A North Sea oil and gas field at the centre of a war over the future of the UK’s energy supply will be taken over by new owners who say it is a “huge opportunity” that will create thousands of jobs.
Ithaca Energy has agreed a deal to buy Siccar Point, the owner of the Cambo North Sea oil and gas field, in a deal worth up to $1.46 billion (£1.1bn).
Cambo became a major symbol in the fight between environmental campaigners who believe fossil fuel production must end and big oil, which prefers a more gradual shift to low carbon energy in coming decades.
Reports of Cambo end premature
Campaigners claimed a “death blow” for the project when oil and gas giant Shell withdrew its support for the development of the field in the wake of environmental conference, COP26, and opposition from First Minister Nicola Sturgeon.
The deal is likely to see the field come back in to play and comes hot on the heels of the UK government’s renewed support for the development of more North Sea oil and gas in its energy strategy.
Ithaca, which is owned by Israeli energy firm Delek, said Cambo and another significant field in which it now owns a stake, Rosebank, represented “a huge opportunity” that would create thousands of jobs.
Alan Bruce, the chief executive of Ithaca, said: “Cambo and Rosebank fields is a huge opportunity to not only help secure the UK’s energy future for at least another quarter of a century, but also to create thousands of direct and indirect jobs in the process.
“We are excited about the future for the enlarged Ithaca, the role we will play in the UK’s energy supply, and look forward to welcoming our new colleagues from Siccar Point.”
Ithaca said the Cambo field on its own is anticipated to deliver up to 170 million barrels of oil equivalent during its 25-year operational life.
It said this would “materially (help) to reduce the need for the import of more carbon intensive alternatives and increasing the UK’s energy independence through the energy transition”.

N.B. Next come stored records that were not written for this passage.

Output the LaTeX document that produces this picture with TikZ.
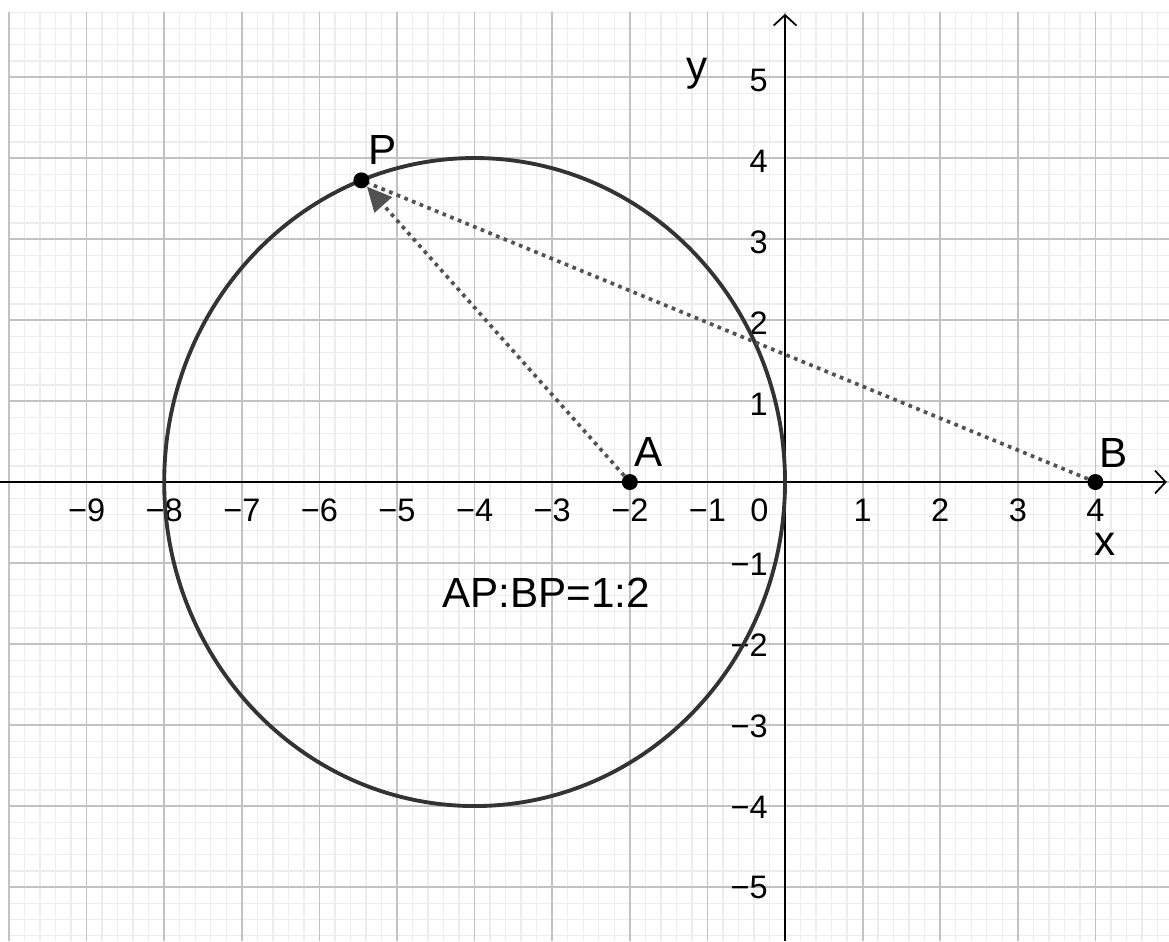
\documentclass[tikz,border=0pt]{standalone}
\usepackage{fontspec}
\setmainfont{Liberation Sans}
\usetikzlibrary{arrows.meta}
\begin{document}
\begin{tikzpicture}[x=1.552cm,y=1.62cm,
 minorgrid/.style={draw=black!7, line width=0.8pt},
 majorgrid/.style={draw=black!24, line width=1pt},
 axisline/.style={draw=black, line width=1pt, -{Straight Barb[length=6pt,width=13pt,line width=1pt]}},
 curve/.style={draw=black!80, line width=2.2pt},
 dotline/.style={draw=black!68, line width=2.1pt, dash pattern=on 2.1pt off 2.6pt},
 pt/.style={circle, fill=black, inner sep=0pt, minimum size=0.32cm},
 ticklbl/.style={font=\fontsize{18.5}{21}\selectfont, inner sep=0pt},
 lbl/.style={font=\fontsize{24}{28}\selectfont, inner sep=0pt}]
\useasboundingbox (-10.116,-5.667) rectangle (4.948,5.951);
% minor grid
\foreach \i in {-50,...,24} \draw[minorgrid] ({\i/5},-5.667) -- ({\i/5},5.8);
\foreach \j in {-28,...,29} \draw[minorgrid] (-10,{\j/5}) -- (4.948,{\j/5});
% major grid
\foreach \i in {-10,...,4} \draw[majorgrid] (\i,-5.667) -- (\i,5.8);
\foreach \j in {-5,...,5} \draw[majorgrid] (-10,\j) -- (4.948,\j);
% axes
\coordinate (xs) at (-10.116,0);
\coordinate (xe) at (4.92,0);
\coordinate (ys) at (0,-5.667);
\coordinate (ye) at (0,5.78);
\draw[axisline] (xs) -- (xe);
\draw[axisline] (ys) -- (ye);
% tick labels
\foreach \k in {-9,...,-1} \node[ticklbl] at (\k,-0.35) {−\the\numexpr-\k\relax};
\foreach \k in {1,...,4} \node[ticklbl] at (\k,-0.35) {\k};
\node[ticklbl] at (-0.33,-0.35) {0};
\foreach \k in {-5,...,-1} \node[ticklbl, anchor=east] at (-0.219,{\k-0.01}) {−\the\numexpr-\k\relax};
\foreach \k in {1,...,5} \node[ticklbl, anchor=east] at (-0.219,{\k-0.04}) {\k};
\node[lbl] (xl) at (4.124,-0.77) {x};
\node[lbl] (yl) at (-1.134,5.04) {y};
% circle
\draw[curve] (-4,0) circle[radius=4];
% points
\node[pt] (A) at (-2,0) {};
\node[pt] (B) at (4,0) {};
\node[pt] (P) at (-5.459,3.7245) {};
\draw[dotline, -{Triangle[length=14pt,width=13pt]}] (A) -- (P);
\draw[dotline] (B) -- (P);
\node[lbl] (Al) at (-1.759,0.37) {A};
\node[lbl] (Bl) at (4.24,0.36) {B};
\node[lbl] (Pl) at (-5.187,4.10) {P};
\node[lbl] (eq) at (-3.08,-1.364) {AP:BP=1:2};
\end{tikzpicture}
\end{document}
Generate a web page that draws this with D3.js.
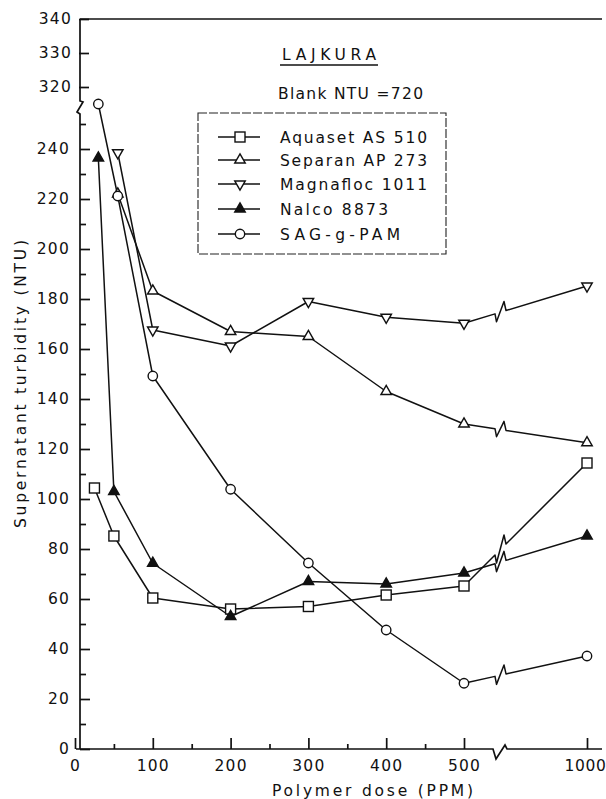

Will Cambo be producing next year?
It said it expects to make a “final investment decision” (FID) on both fields next year.
Bruce, who was appointed to the top role last month following the death of the firm’s former head Bill Dunnett last year, hailed the deal as “transformational” for the firm, whose owners Delek is one of Israel’s largest companies.
He added the deal “cements” its position as a leading exploration and production (E&P) operator in the North Sea.
“The acquisition doubles our recoverable resources and means that we now have interests in a significant portion of the largest UKCS fields,” he said.
“This includes interests in two of the UK’s most strategically important and near-term developments which will enable us to play an increasing role in securing domestic energy supply for the UK.
“We firmly believe that this transaction will deliver value for all of our stakeholders including the local community and wider UK economy.”
Ithaca bought Chevron’s North Sea business in 2019.
Siccar Point also holds stakes in the BP Schiehallion (11.75%) and the Equinor Mariner (8.89%) fields, both in the top 10 producers in the UK.
Shell recently confirmed it is retaining its 25% non-operated holding in the project, having said in December it wouldn’t progress it to an investment decision.